En réalité, la relation étroite et le partenariat stratégique de l’administration Trump avec l’Inde n’ont fait qu’encourager Modi à réagir de manière agressive contre le Pakistan, en exploitant l’attaque terroriste du 22 avril comme prétexte. Selon des responsables indiens, le conseiller à la sécurité nationale, Ajit Doval, a informé le secrétaire d’État Marco Rubio des frappes immédiatement après leur réalisation, mais il ne fait aucun doute que l’administration Trump était au courant à l’avance de l’imminence des représailles indiennes.
Le 30 avril, Rubio a rencontré le ministre indien des Affaires étrangères, S. Jaishankar, et a dénoncé « l'horrible attaque terroriste » à l'intérieur du Cachemire sous contrôle indien. Tout en appelant à « désamorcer les tensions », Rubio a néanmoins « réaffirmé l'engagement des États-Unis à coopérer avec l'Inde contre le terrorisme » – des remarques qui n'ont fait qu'encourager, et non retenir, la riposte agressive de l’Inde.
La rivalité de plusieurs décennies entre l’Inde et le Pakistan est un conflit réactionnaire, enracinée dans la partition catastrophique du sous-continent indien en 1947, donnant naissance à un Pakistan musulman et à une Inde hindoue. Les affrontements militaires autour du Cachemire à majorité musulmane ont éclaté peu après que le dirigeant hindou de cet État princier, sous la pression de New Delhi, a opté pour rejoindre l’Inde.
Les gouvernements successifs en Inde et au Pakistan ont eu recours à la politique communautaire, dans laquelle la question du contrôle du Cachemire joue un rôle clé, afin de diviser la classe ouvrière et de consolider la domination bourgeoise. Les classes dirigeantes des deux pays ont piétiné les droits démocratiques fondamentaux du peuple cachemiri. Les politiques antidémocratiques de l’Inde au Jammu-et-Cachemire n’ont fait qu’alimenter l’insurrection armée à partir de 1989, manipulée par le Pakistan, et ont conduit l’Inde à imposer des mesures d’État policier draconiennes.
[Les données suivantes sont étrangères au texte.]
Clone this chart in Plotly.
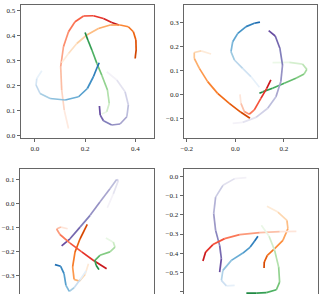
import plotly.graph_objects as go
from plotly.colors import sample_colorscale

W, H = 326, 294

# ---- data: trajectories (start -> end) ----
# Panel 1
p1_red_x = [0.134, 0.117, 0.107, 0.103, 0.114, 0.134, 0.160, 0.194, 0.233, 0.273, 0.306, 0.335]
p1_red_y = [0.029, 0.103, 0.183, 0.276, 0.356, 0.416, 0.456, 0.479, 0.480, 0.469, 0.453, 0.443]
p1_orange_x = [0.107, 0.134, 0.167, 0.207, 0.253, 0.300, 0.339, 0.372, 0.392, 0.402, 0.403, 0.399]
p1_orange_y = [0.292, 0.329, 0.369, 0.403, 0.429, 0.443, 0.443, 0.436, 0.416, 0.383, 0.343, 0.309]
p1_green_x = [0.266, 0.286, 0.296, 0.289, 0.266, 0.247, 0.227, 0.211, 0.200]
p1_green_y = [0.087, 0.096, 0.129, 0.183, 0.243, 0.289, 0.343, 0.383, 0.413]
p1_blue_x = [0.028, 0.008, 0.005, 0.021, 0.061, 0.121, 0.174, 0.209, 0.233, 0.249, 0.256]
p1_blue_y = [0.260, 0.229, 0.203, 0.169, 0.149, 0.143, 0.156, 0.189, 0.236, 0.276, 0.292]
p1_purple_x = [0.286, 0.326, 0.359, 0.372, 0.366, 0.339, 0.306, 0.273, 0.260, 0.257]
p1_purple_y = [0.256, 0.223, 0.176, 0.123, 0.076, 0.047, 0.043, 0.060, 0.083, 0.119]

# Panel 2
p2_blue_x = [0.099, 0.064, 0.030, -0.004, -0.018, -0.011, 0.010, 0.044, 0.078, 0.101]
p2_blue_y = [0.029, 0.074, 0.108, 0.143, 0.178, 0.219, 0.254, 0.282, 0.296, 0.301]
p2_orange_x = [-0.100, -0.141, -0.169, -0.169, -0.148, -0.114, -0.073, -0.025, 0.023, 0.060]
p2_orange_y = [0.168, 0.181, 0.174, 0.150, 0.108, 0.053, 0.004, -0.038, -0.075, -0.100]
p2_green_x = [0.153, 0.222, 0.276, 0.294, 0.283, 0.249, 0.201, 0.153, 0.112, 0.099]
p2_green_y = [0.132, 0.133, 0.126, 0.104, 0.085, 0.067, 0.046, 0.025, 0.010, 0.004]
p2_red_x = [0.019, 0.023, 0.037, 0.057, 0.078, 0.105, 0.129, 0.146]
p2_red_y = [0.000, -0.038, -0.072, -0.083, -0.065, -0.017, 0.025, 0.060]
p2_purple_x = [-0.011, 0.030, 0.085, 0.133, 0.167, 0.187, 0.194, 0.183, 0.164, 0.137]
p2_purple_y = [-0.121, -0.117, -0.096, -0.058, -0.010, 0.053, 0.122, 0.192, 0.243, 0.265]

# Panel 3
p3_purple_x = [0.170, 0.195, 0.216, 0.209, 0.181, 0.139, 0.098, 0.056, 0.014, -0.021]
p3_purple_y = [-0.017, 0.041, 0.097, 0.101, 0.062, 0.007, -0.049, -0.098, -0.147, -0.177]
p3_orange_x = [0.091, 0.077, 0.053, 0.031, 0.025, 0.035, 0.056, 0.086]
p3_orange_y = [-0.251, -0.296, -0.324, -0.317, -0.265, -0.202, -0.147, -0.087]
p3_red_x = [0.004, -0.024, -0.042, -0.028, 0.014, 0.063, 0.111, 0.167]
p3_red_y = [-0.105, -0.098, -0.106, -0.129, -0.165, -0.202, -0.237, -0.272]
p3_green_x = [0.164, 0.195, 0.202, 0.181, 0.139, 0.118, 0.123, 0.135]
p3_green_y = [-0.144, -0.161, -0.182, -0.202, -0.216, -0.237, -0.258, -0.276]
p3_blue_x = [0.081, 0.056, 0.031, 0.011, -0.003, -0.011, -0.025, -0.049]
p3_blue_y = [-0.282, -0.318, -0.352, -0.367, -0.342, -0.293, -0.262, -0.255]

# Panel 4
p4_purple_x = [0.087, 0.026, -0.035, -0.073, -0.083, -0.073, -0.052, -0.043, -0.052]
p4_purple_y = [-0.007, -0.012, -0.047, -0.108, -0.194, -0.281, -0.359, -0.428, -0.498]
p4_orange_x = [0.194, 0.251, 0.298, 0.303, 0.277, 0.234, 0.196, 0.180, 0.179]
p4_orange_y = [-0.156, -0.186, -0.229, -0.272, -0.333, -0.376, -0.411, -0.446, -0.477]
p4_red_x = [0.347, 0.260, 0.156, 0.052, -0.026, -0.087, -0.125, -0.139]
p4_red_y = [-0.286, -0.288, -0.293, -0.303, -0.324, -0.355, -0.394, -0.440]
p4_blue_x = [0.026, -0.017, -0.043, -0.035, 0.009, 0.069, 0.107, 0.130, 0.147]
p4_blue_y = [-0.567, -0.570, -0.541, -0.489, -0.437, -0.399, -0.368, -0.336, -0.312]
p4_green_x = [0.165, 0.205, 0.234, 0.255, 0.260, 0.243, 0.191, 0.139, 0.087]
p4_green_y = [-0.255, -0.312, -0.385, -0.472, -0.550, -0.590, -0.605, -0.607, -0.607]

panels = [
    [("Reds", p1_red_x, p1_red_y), ("Oranges", p1_orange_x, p1_orange_y),
     ("Greens", p1_green_x, p1_green_y), ("Blues", p1_blue_x, p1_blue_y),
     ("Purples", p1_purple_x, p1_purple_y)],
    [("Blues", p2_blue_x, p2_blue_y), ("Oranges", p2_orange_x, p2_orange_y),
     ("Greens", p2_green_x, p2_green_y), ("Reds", p2_red_x, p2_red_y),
     ("Purples", p2_purple_x, p2_purple_y)],
    [("Purples", p3_purple_x, p3_purple_y), ("Oranges", p3_orange_x, p3_orange_y),
     ("Reds", p3_red_x, p3_red_y), ("Greens", p3_green_x, p3_green_y),
     ("Blues", p3_blue_x, p3_blue_y)],
    [("Purples", p4_purple_x, p4_purple_y), ("Oranges", p4_orange_x, p4_orange_y),
     ("Reds", p4_red_x, p4_red_y), ("Blues", p4_blue_x, p4_blue_y),
     ("Greens", p4_green_x, p4_green_y)],
]

# tick values
p1_xticks = [0.0, 0.2, 0.4]
p1_yticks = [0.0, 0.1, 0.2, 0.3, 0.4, 0.5]
p2_xticks = [-0.2, 0.0, 0.2]
p2_yticks = [-0.1, 0.0, 0.1, 0.2, 0.3]
p3_yticks = [0.1, 0.0, -0.1, -0.2, -0.3]
p4_yticks = [0.0, -0.1, -0.2, -0.3, -0.4, -0.5, -0.6]

# ---- layout (pixel boxes: left, right, top, bottom) ----
boxes = [(20.7, 154, 5, 138), (184.3, 317.3, 5, 138),
         (20, 154, 169, 294), (183.7, 317.7, 169, 294)]
xranges = [[-0.056, 0.474], [-0.21, 0.337], [-0.195, 0.365], [-0.239, 0.458]]
yranges = [[-0.009, 0.523], [-0.182, 0.372], [-0.378, 0.145], [-0.612, 0.038]]
xticks = [p1_xticks, p2_xticks, None, None]
yticks = [p1_yticks, p2_yticks, p3_yticks, p4_yticks]

fig = go.Figure()
T0, T1 = 0.0, 0.8
for k, curves in enumerate(panels):
    xa = "x" if k == 0 else f"x{k+1}"
    ya = "y" if k == 0 else f"y{k+1}"
    for cmap, xs, ys in curves:
        n = len(xs) - 1
        for i in range(n):
            t = T0 + (T1 - T0) * ((i + 0.5) / n) ** 0.8
            col = sample_colorscale(cmap, [t])[0]
            fig.add_trace(go.Scatter(
                x=xs[i:i + 2], y=ys[i:i + 2], mode="lines",
                line=dict(color=col, width=1.7), xaxis=xa, yaxis=ya,
                showlegend=False, hoverinfo="skip"))

font = dict(family="Liberation Serif, DejaVu Serif, serif", size=7, color="#222")
axcol = "#666666"
layout = dict(width=W, height=H, margin=dict(l=0, r=0, t=0, b=0, autoexpand=False),
              paper_bgcolor="white", plot_bgcolor="white", font=font,
              showlegend=False)
for k in range(4):
    l, r, t, b = boxes[k]
    sx = "xaxis" if k == 0 else f"xaxis{k+1}"
    sy = "yaxis" if k == 0 else f"yaxis{k+1}"
    anchor_x = "y" if k == 0 else f"y{k+1}"
    anchor_y = "x" if k == 0 else f"x{k+1}"
    xa = dict(domain=[l / W, r / W], range=xranges[k], anchor=anchor_x,
              showgrid=False, zeroline=False, showline=True, linecolor=axcol,
              linewidth=1.3, automargin=False)
    if xticks[k] is not None:
        xa.update(mirror=True, ticks="outside", ticklen=3, tickcolor=axcol,
                  tickwidth=1, tickvals=xticks[k], tickformat=".1f")
    else:
        xa.update(side="top", mirror=False, ticks="", showticklabels=False)
    ya = dict(domain=[1 - b / H, 1 - t / H], range=yranges[k], anchor=anchor_y,
              showgrid=False, zeroline=False, showline=True, linecolor=axcol,
              linewidth=1.3, mirror=True, ticks="outside", ticklen=3,
              tickcolor=axcol, tickwidth=1, tickvals=yticks[k], tickformat=".1f",
              automargin=False)
    layout[sx] = xa
    layout[sy] = ya

fig.update_layout(**layout)
fig.write_html("out.html", config={"displayModeBar": False},
               post_script="document.body.style.margin='0';document.body.style.overflow='hidden';")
Les tensions n’ont fait que s’aggraver sous le gouvernement du BJP, parti hindou chauviniste de Modi, qui a aboli en 2019 le statut spécial et autonome du Jammu-et-Cachemire pour le placer plus directement sous le contrôle du gouvernement central indien.
Loin d’être « mesurées et non destinées à l’escalade », les dernières frappes indiennes constituent une campagne militaire imprudente visant à affaiblir son rival régional de longue date, le Pakistan. Cela a été résumé dans un message jubilatoire posté la nuit dernière sur X par Rajnath Singh, ministre indien de la Défense : « Victoire à la Mère Inde. »
Le grand danger auquel est confrontée la classe ouvrière, non seulement en Asie du Sud mais aussi au niveau international, est que l'escalade de la confrontation militaire entre les deux États dotés de l'arme nucléaire n’attire les États-Unis et la Chine, ainsi que d'autres grandes puissances, et ne devienne le point de départ d'un conflit mondial catastrophique.